The rich and fertile lands of Hungary have long made it an enviable source for food production.
But farmers there say that they've slowly being starved of business since joining the EU.
At one of the biggest bird farms in Hungary, more than 10,000 geese and ducks bring quite a profit for the owner, Ferenc Varga. Liver, goose down and duck eggs are in high demand. He says his land is perfect for this kind of business.
“Unlike countries in Western Europe and the US, we in Hungary keep our birds in open spaces,” Varga told RT. “The climate and environment allows that. That’s why they develop well and produce ecologically pure meat and eggs.”
Less than a decade ago, Hungarian ducks were sold across Western Europe and the CIS. But now the owner of this farm has to seek other markets – including China and Japan – as it has become very hard for him to sell on his own continent.
He says that ever since his country became a member of the EU, he had to reduce his stock almost two-fold.
“We lost the Russian market – our main buyer – in favor of the EU market. But it turned out that Europe, apart from France, wasn’t interested in our products. This seriously affected the demand and farm owners had to secure their stock, because according to new regulations keeping it was too costly.”

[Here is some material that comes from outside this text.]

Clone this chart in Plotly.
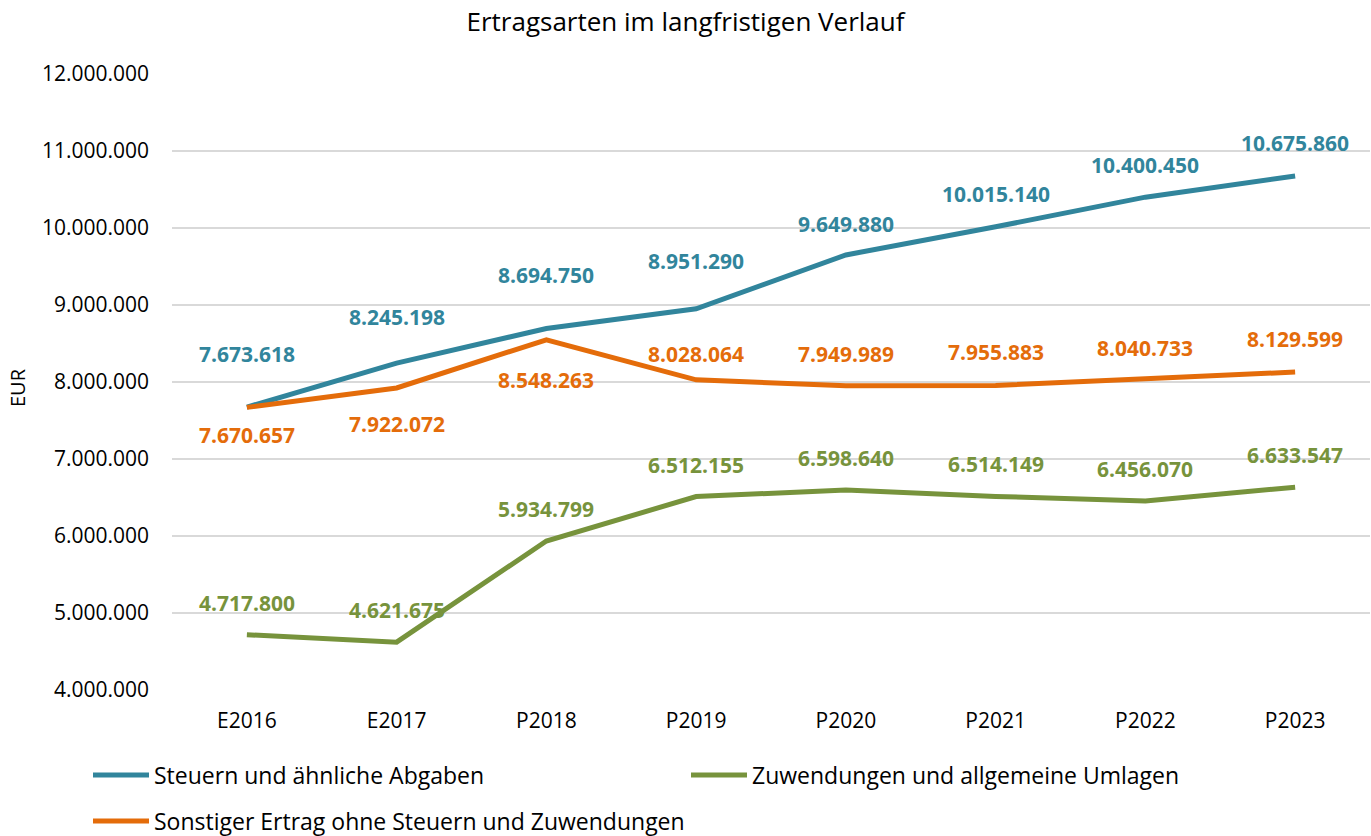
import plotly.graph_objects as go

categories = ["E2016", "E2017", "P2018", "P2019", "P2020", "P2021", "P2022", "P2023"]
steuern = [7673618, 8245198, 8694750, 8951290, 9649880, 10015140, 10400450, 10675860]
sonstiger = [7670657, 7922072, 8548263, 8028064, 7949989, 7955883, 8040733, 8129599]
zuwendungen = [4717800, 4621675, 5934799, 6512155, 6598640, 6514149, 6456070, 6633547]

name_steuern = "Steuern und ähnliche Abgaben"
name_zuw = "Zuwendungen und allgemeine Umlagen"
name_sonst = "Sonstiger Ertrag ohne Steuern und Zuwendungen"

col_blue = "#31859C"
col_orange = "#E46C0A"
col_green = "#77933C"

# label offsets in pixels (style, not data)
off_blue = [53, 46, 54, 48, 31, 33, 32, 33]
off_orange = [-28, -36, -40, 26, 32, 33, 31, 33]
off_green = [32] * 8

FONT = "Open Sans"

def fmt(v):
    return f"{v:,}".replace(",", ".")

fig = go.Figure()
fig.add_trace(go.Scatter(x=categories, y=steuern, name=name_steuern, mode="lines",
                         line=dict(color=col_blue, width=5), legend="legend", showlegend=True))
fig.add_trace(go.Scatter(x=categories, y=sonstiger, name=name_sonst, mode="lines",
                         line=dict(color=col_orange, width=5), legend="legend3", showlegend=True))
fig.add_trace(go.Scatter(x=categories, y=zuwendungen, name=name_zuw, mode="lines",
                         line=dict(color=col_green, width=5), legend="legend2", showlegend=True))

annots = []
for vals, offs, col in [(steuern, off_blue, col_blue), (sonstiger, off_orange, col_orange),
                        (zuwendungen, off_green, col_green)]:
    for c, v, o in zip(categories, vals, offs):
        annots.append(dict(x=c, y=v, text=fmt(v), showarrow=False, yshift=o,
                           xanchor="center", yanchor="middle",
                           font=dict(family=FONT, size=21, color=col, weight="bold")))

# y-axis title
annots.append(dict(text="EUR", xref="paper", yref="paper", x=0, y=0.5, xshift=-155, yshift=-6,
                   showarrow=False, textangle=-90, xanchor="center", yanchor="middle",
                   font=dict(family=FONT, size=20, color="#000000")))

def leg(xpx, ypx):
    return dict(orientation="h", xref="container", yref="container",
                x=xpx / 1371, y=1 - ypx / 836, xanchor="left", yanchor="middle",
                itemwidth=56, borderwidth=0,
                font=dict(family=FONT, size=23, color="#000000"),
                bgcolor="rgba(0,0,0,0)")

fig.update_layout(
    width=1371, height=836,
    showlegend=True,
    paper_bgcolor="white", plot_bgcolor="white",
    separators=",.",
    margin=dict(l=172, r=1, t=74, b=146),
    font=dict(family=FONT, size=21, color="#000000"),
    title=dict(text="Ertragsarten im langfristigen Verlauf", x=0.5, xanchor="center",
               y=1 - 22 / 836, yanchor="middle", yref="container",
               font=dict(family=FONT, size=26, color="#000000")),
    xaxis=dict(type="category", range=[-0.5, 7.5], showgrid=False, showline=False,
               ticks="", ticklabelstandoff=16, tickfont=dict(size=21), automargin=False),
    yaxis=dict(range=[4000000, 12000000], dtick=1000000, tickformat=",d",
               showgrid=True, gridcolor="#D9D9D9", gridwidth=1.5, zeroline=False,
               showline=False, ticks="", ticklabelstandoff=22,
               tickfont=dict(size=21), automargin=False),
    legend=leg(88, 775),
    legend2=leg(686, 775),
    legend3=leg(88, 821),
    annotations=annots,
)

fig.write_html("out.html", config={"displayModeBar": False},
               post_script="document.body.style.margin='0px';")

Before the collapse of the socialist regime in 1990, Hungary was one of Europe’s breadbaskets. Its agricultural sector was a strong part of the economy and countries of the post-Soviet space actively imported Hungarian products. In 2004 the country was accepted into the EU, but instead of greener pastures which EU membership promised, Hungarian farming suffered a serious blow.
“The EU didn’t want to improve the situation in the Hungarian market,” said Gyula Thurmer from Hungary’s Labor Communist party. “They really wanted to get the Hungarian market. And they have done it. They don’t need our production, they produce enough butter, meat and wine. They want the Hungarian people to buy their products. But it is bad for us, because it is like being a colony.”
Brussels has a special program to develop regional agriculture which promises a greater income for farmers but which experts say has brought little results. Local producers have been losing more than a third of their revenue every year since 2004 compared to the 1990s. And now even their own market is practically closed to them.
“Foreign supermarkets flooded the Hungarian market with cheap goods, which are being far better promoted than domestic products,” claimed Atilla Rojash, chairman of Hungary’s agricultural association. “And according to EU regulations, we cannot urge these supermarkets to sell only our products. The only thing we have managed to do to avoid a complete destruction of the local market is to push through a legislation which obliges these shops to have at least 30 percent of domestic production on their shelves.”
Hungary has a moratorium on purchases of farmland by foreigners. Farmers say this is the only thing which keeps their agricultural sector from being completely overrun. The ban expires in April next year and it’s unclear whether the EU will allow Budapest to extend it.